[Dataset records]
____

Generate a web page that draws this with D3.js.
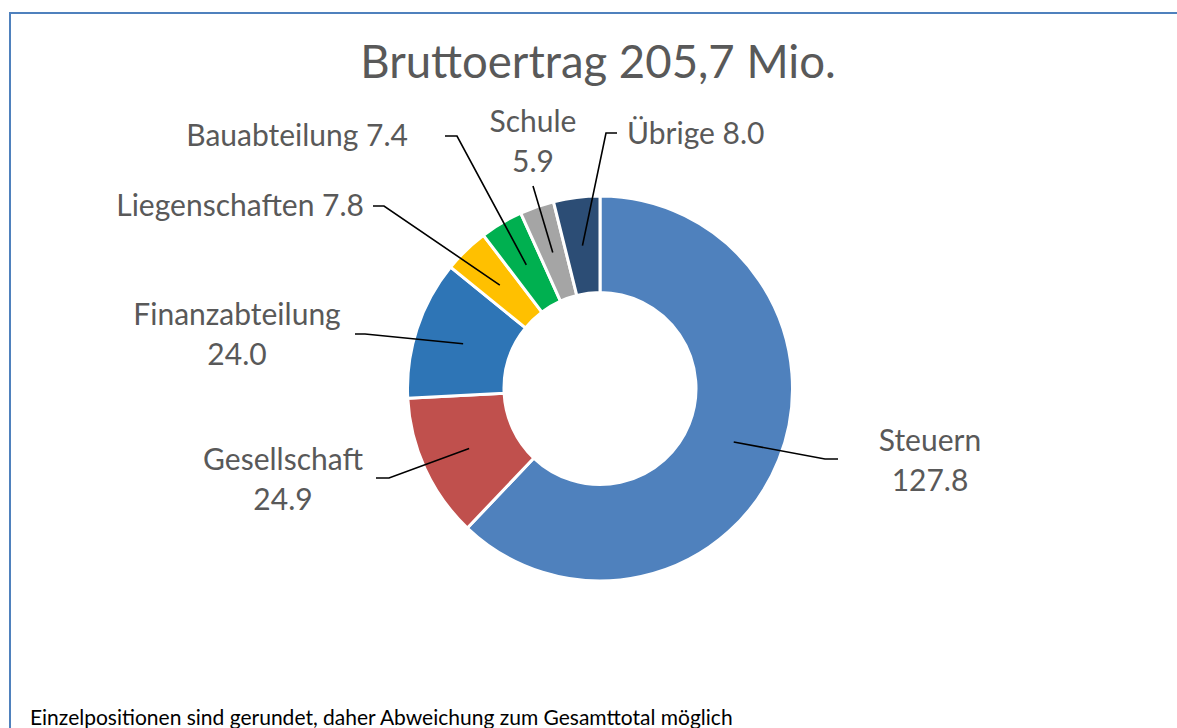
<!DOCTYPE html>
<html>
<head>
<meta charset="utf-8">
<script src="https://cdn.jsdelivr.net/npm/d3@7"></script>
<style>
  html, body { margin: 0; padding: 0; background: #fff; }
  svg { display: block; }
</style>
</head>
<body>
<svg id="chart" width="1177" height="728"></svg>
<script>
// ---- data ----
const categories = ["Steuern", "Gesellschaft", "Finanzabteilung", "Liegenschaften", "Bauabteilung", "Schule", "Übrige"];
const values = [127.8, 24.9, 24.0, 7.8, 7.4, 5.9, 8.0];
const colors = ["#4f81bd", "#c0504d", "#2e75b6", "#ffc000", "#00b050", "#a5a5a5", "#2c4d75"];
const labelLineBreak = [true, true, true, false, false, true, false];
const titleText = "Bruttoertrag 205,7 Mio.";
const footnoteText = "Einzelpositionen sind gerundet, daher Abweichung zum Gesamttotal möglich";

// ---- layout (label placement, not data) ----
const labelLayout = [
  { x: 930, y: 451, anchor: "middle", elbow: [[825, 459], [838, 459]] },
  { x: 283, y: 470, anchor: "middle", elbow: [[389, 478], [376, 478]] },
  { x: 237, y: 325, anchor: "middle", elbow: [[365, 334], [355, 334]] },
  { x: 364, y: 216, anchor: "end",    elbow: [[384, 206], [373, 206]] },
  { x: 408, y: 146, anchor: "end",    elbow: [[457, 136], [445, 136]] },
  { x: 533, y: 132, anchor: "middle", elbow: [[533, 186]] },
  { x: 627, y: 144, anchor: "start",  elbow: [[606, 133], [617, 133]] }
];

const svg = d3.select("#chart");
const cx = 600, cy = 388.5, rOuter = 192.5, rInner = 96;
const fontFam = "Lato, 'Noto Sans', sans-serif";

// border
svg.append("rect").attr("x", 10).attr("y", 13).attr("width", 1200).attr("height", 800)
  .attr("fill", "none").attr("stroke", "#4f81bd").attr("stroke-width", 2);

// title
svg.append("text").attr("x", 598).attr("y", 78).attr("text-anchor", "middle")
  .attr("font-family", fontFam).attr("font-size", 45.5).attr("fill", "#595959").text(titleText);

const data = categories.map((c, i) => ({ name: c, value: values[i], color: colors[i], i }));
const pie = d3.pie().value(d => d.value).sort(null);
const arcs = pie(data);
const arc = d3.arc().innerRadius(rInner).outerRadius(rOuter);
const midArc = d3.arc().innerRadius(144).outerRadius(144);

const g = svg.append("g").attr("transform", `translate(${cx},${cy})`);
g.selectAll("path.slice").data(arcs).enter().append("path")
  .attr("class", "slice")
  .attr("d", arc)
  .attr("fill", d => d.data.color)
  .attr("stroke", "#fff").attr("stroke-width", 3).attr("stroke-linejoin", "round");

// leader lines
const line = d3.line();
arcs.forEach((a, i) => {
  const c = midArc.centroid(a);
  const pts = [[c[0] + cx, c[1] + cy]].concat(labelLayout[i].elbow);
  svg.append("path").attr("d", line(pts)).attr("fill", "none")
    .attr("stroke", "#000").attr("stroke-width", 1.6);
});

// labels
arcs.forEach((a, i) => {
  const L = labelLayout[i];
  const t = svg.append("text").attr("x", L.x).attr("y", L.y).attr("text-anchor", L.anchor)
    .attr("font-family", fontFam).attr("font-size", 30).attr("fill", "#595959");
  const vStr = d3.format(".1f")(a.data.value);
  if (labelLineBreak[i]) {
    t.append("tspan").attr("x", L.x).text(a.data.name);
    t.append("tspan").attr("x", L.x).attr("dy", 39.5).text(vStr);
  } else {
    t.text(a.data.name + " " + vStr);
  }
});

// footnote
svg.append("text").attr("x", 30).attr("y", 725).attr("font-family", fontFam)
  .attr("font-size", 21).attr("fill", "#000").text(footnoteText);
</script>
</body>
</html>
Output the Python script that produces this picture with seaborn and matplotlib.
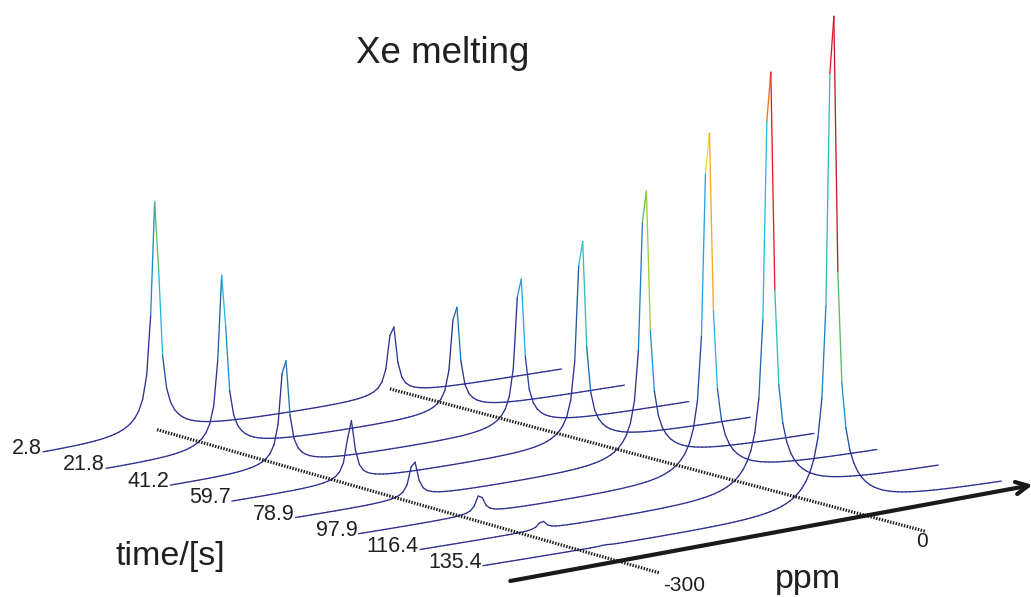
import numpy as np
import pandas as pd
import matplotlib
matplotlib.use("Agg")
import matplotlib.pyplot as plt
import seaborn as sns
from matplotlib.collections import LineCollection
from matplotlib.colors import LinearSegmentedColormap, Normalize

# ---------------- data ----------------
times = [2.8, 21.8, 41.2, 59.7, 78.9, 97.9, 116.4, 135.4]
time_labels = ["2.8", "21.8", "41.2", "59.7", "78.9", "97.9", "116.4", "135.4"]
solid_height = [0.473, 0.355, 0.215, 0.124, 0.073, 0.037, 0.016, 0.0015]
solid_ppm = [-299, -294, -297, -291, -292, -288, -287, -287]
liquid_height = [0.140, 0.213, 0.304, 0.412, 0.548, 0.698, 0.854, 1.0]
liquid_ppm = [-2, -2, -2, -2, -2, -2, -2, -2]
ppm_grid = np.arange(-440, 211, 5)

guide_ppm = [-300, 0]
guide_t_start = [3.5, 1.6]
guide_t_end = [155.1, 162.9]
guide_z_start = [0.012, 0.013]
guide_z_end = [-0.017, 0.003]
guide_labels = ["-300", "0"]

axis_ppm = [-464, 226]
axis_t = [149.4, 141.0]

title = "Xe melting"
xlabel = "ppm"
tlabel = "time/[s]"

# ---------------- projection (oblique waterfall view) ----------------
X0, Y0, P0, T0 = 43.0, 453.0, -440.0, 2.8
AX, AY, BX, BY, H = 0.7975, -0.1288, 3.318, 0.852, 493.0


def proj(p, t, z):
    p = np.asarray(p, float)
    t = np.asarray(t, float)
    z = np.asarray(z, float)
    X = X0 + AX * (p - P0) + BX * (t - T0)
    Y = Y0 + AY * (p - P0) + BY * (t - T0) - H * z
    return X, Y


def lineshape(grid, center, height):
    d = grid - center
    prof = 0.93 / (1 + (d / 5.6) ** 2) + 0.07 / (1 + (d / 31.0) ** 2)
    return height * prof / prof.max()


sns.set_theme(style="white")
plt.rcParams["font.family"] = ["Liberation Sans", "DejaVu Sans"]

cmap = LinearSegmentedColormap.from_list(
    "xejet",
    [(0.0, "#2e3192"), (0.12, "#2e3192"), (0.2, "#1b6fba"), (0.3, "#27aae1"),
     (0.38, "#2ac4e0"), (0.44, "#3fb88f"), (0.5, "#6abf4b"), (0.57, "#b5d334"),
     (0.64, "#f9e232"), (0.72, "#f7941d"), (0.85, "#ed1c24"), (1.0, "#be1e2d")])
norm = Normalize(0, 1)

fig = plt.figure(figsize=(10.31, 5.97), dpi=100)
ax = fig.add_axes([0, 0, 1, 1])
ax.set_xlim(0, 1031)
ax.set_ylim(597, 0)
ax.axis("off")

# spectra
for i, t in enumerate(times):
    z = lineshape(ppm_grid, solid_ppm[i], solid_height[i]) + \
        lineshape(ppm_grid, liquid_ppm[i], liquid_height[i])
    X, Y = proj(ppm_grid, np.full_like(ppm_grid, t, dtype=float), z)
    pts = np.column_stack([X, Y])
    segs = np.stack([pts[:-1], pts[1:]], axis=1)
    lc = LineCollection(segs, colors=cmap(norm(z[:-1])), linewidths=0.95,
                        capstyle="round", joinstyle="round")
    ax.add_collection(lc)
    ax.text(X[0] - 1, Y[0] + 2, time_labels[i], ha="right", va="baseline",
            fontsize=15.5, color="#231f20")

# dotted guide lines
for k in range(len(guide_ppm)):
    gx, gy = proj([guide_ppm[k], guide_ppm[k]],
                  [guide_t_start[k], guide_t_end[k]],
                  [guide_z_start[k], guide_z_end[k]])
    df = pd.DataFrame({"x": gx, "y": gy})
    sns.lineplot(data=df, x="x", y="y", sort=False, estimator=None, ax=ax,
                 color="#1a1a1a", lw=2.3, linestyle=(0, (0.45, 0.45)),
                 legend=False)

lx, ly = proj([guide_ppm[0]], [guide_t_end[0]], [guide_z_end[0]])
ax.text(lx[0] + 24, ly[0] + 18, guide_labels[0], ha="center", va="baseline",
        fontsize=15, color="#231f20")
rx, ry = proj([guide_ppm[1]], [guide_t_end[1]], [guide_z_end[1]])
ax.text(rx[0] - 3, ry[0] + 16, guide_labels[1], ha="center", va="baseline",
        fontsize=15, color="#231f20")

# ppm axis arrow
axx, axy = proj(axis_ppm, axis_t, [0, 0])
ax.annotate("", xy=(axx[1], axy[1]), xytext=(axx[0], axy[0]),
            arrowprops=dict(arrowstyle="->", lw=3.0, color="#1a1a1a",
                            mutation_scale=22, shrinkA=0, shrinkB=0),
            annotation_clip=False)

# texts
ax.text(443, 63, title, ha="center", va="baseline", fontsize=26.5, color="#231f20")
ax.text(808, 588, xlabel, ha="center", va="baseline", fontsize=24.5, color="#231f20")
ax.text(170, 565, tlabel, ha="center", va="baseline", fontsize=24.5, color="#231f20")

fig.savefig("out.png", dpi=100, facecolor="white")
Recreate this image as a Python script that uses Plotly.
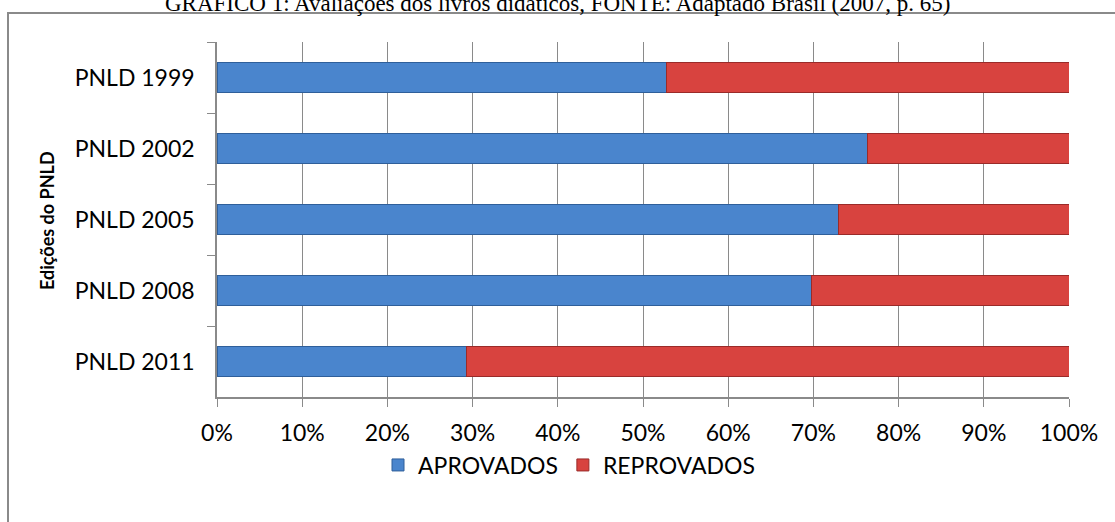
import plotly.graph_objects as go

categories = ["PNLD 1999", "PNLD 2002", "PNLD 2005", "PNLD 2008", "PNLD 2011"]
aprovados = [52.8, 76.4, 72.9, 69.8, 29.3]
reprovados = [47.2, 23.6, 27.1, 30.2, 70.7]
x_ticks = [0, 10, 20, 30, 40, 50, 60, 70, 80, 90, 100]
x_tick_labels = [f"{v}%" for v in x_ticks]

W, H = 1115, 522
L, R, T, B = 217, 46, 42, 125
pw, ph = W - L - R, H - T - B

def px_x(p):
    return (p - L) / pw

def px_y(p):
    return (H - B - p) / ph

font_main = "Lato, Carlito, Calibri, sans-serif"

fig = go.Figure()
fig.add_trace(go.Bar(
    y=categories, x=aprovados, orientation="h", name="APROVADOS",
    marker=dict(color="#4a85cd", line=dict(color="#2f5f9a", width=1)),
    width=0.43,
))
fig.add_trace(go.Bar(
    y=categories, x=reprovados, orientation="h", name="REPROVADOS",
    marker=dict(color="#d8433f", line=dict(color="#9a2b29", width=1)),
    width=0.43,
))

fig.update_layout(
    width=W, height=H,
    margin=dict(l=L, r=R, t=T, b=B),
    barmode="stack",
    paper_bgcolor="white", plot_bgcolor="white",
    font=dict(family=font_main, size=23, color="black"),
    showlegend=True,
    legend=dict(orientation="h", x=px_x(378), y=px_y(465), xanchor="left", yanchor="middle",
                font=dict(size=23), itemwidth=30, traceorder="normal"),
    xaxis=dict(range=[0, 100], tickvals=x_ticks, ticktext=x_tick_labels,
               showgrid=True, gridcolor="#8a8a8a", gridwidth=1,
               showline=True, linecolor="#8a8a8a", linewidth=1.5,
               ticks="outside", ticklen=8, tickcolor="#8a8a8a",
               ticklabelstandoff=7, zeroline=False, fixedrange=True),
    yaxis=dict(autorange="reversed", type="category", tickson="boundaries",
               showline=True, linecolor="#8a8a8a", linewidth=1.5,
               ticks="outside", ticklen=8, tickcolor="#8a8a8a",
               ticklabelstandoff=16, showgrid=False, fixedrange=True),
    shapes=[dict(type="rect", xref="paper", yref="paper",
                 x0=px_x(8), y0=px_y(13), x1=px_x(1130), y1=px_y(540),
                 line=dict(color="#8a8a8a", width=2), fillcolor="rgba(0,0,0,0)", layer="below")],
    annotations=[
        dict(text="GRÁFICO 1: Avaliações dos livros didáticos, FONTE: Adaptado Brasil (2007, p. 65)",
             xref="paper", yref="paper", x=px_x(557), y=px_y(4), xanchor="center", yanchor="middle",
             showarrow=False, font=dict(family="Liberation Serif, Times New Roman, serif", size=23, color="black")),
        dict(text="<b>Edições do PNLD</b>", xref="paper", yref="paper", x=px_x(47), y=px_y(221),
             xanchor="center", yanchor="middle", textangle=-90, showarrow=False,
             font=dict(family=font_main, size=18, color="black")),
    ],
)

fig.write_html("out.html", config={"displayModeBar": False},
               post_script="document.body.style.margin='0';")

____

• _PROBLEM DESCRIPTION_: Return exactly the lines from the one with "Recreate this image" to the one with "v in x_ticks]", both ends kept, and only those. Images are left out.

• _PROBLEM SOLUTION_:
Recreate this image as a Python script that uses Plotly.
import plotly.graph_objects as go

categories = ["PNLD 1999", "PNLD 2002", "PNLD 2005", "PNLD 2008", "PNLD 2011"]
aprovados = [52.8, 76.4, 72.9, 69.8, 29.3]
reprovados = [47.2, 23.6, 27.1, 30.2, 70.7]
x_ticks = [0, 10, 20, 30, 40, 50, 60, 70, 80, 90, 100]
x_tick_labels = [f"{v}%" for v in x_ticks]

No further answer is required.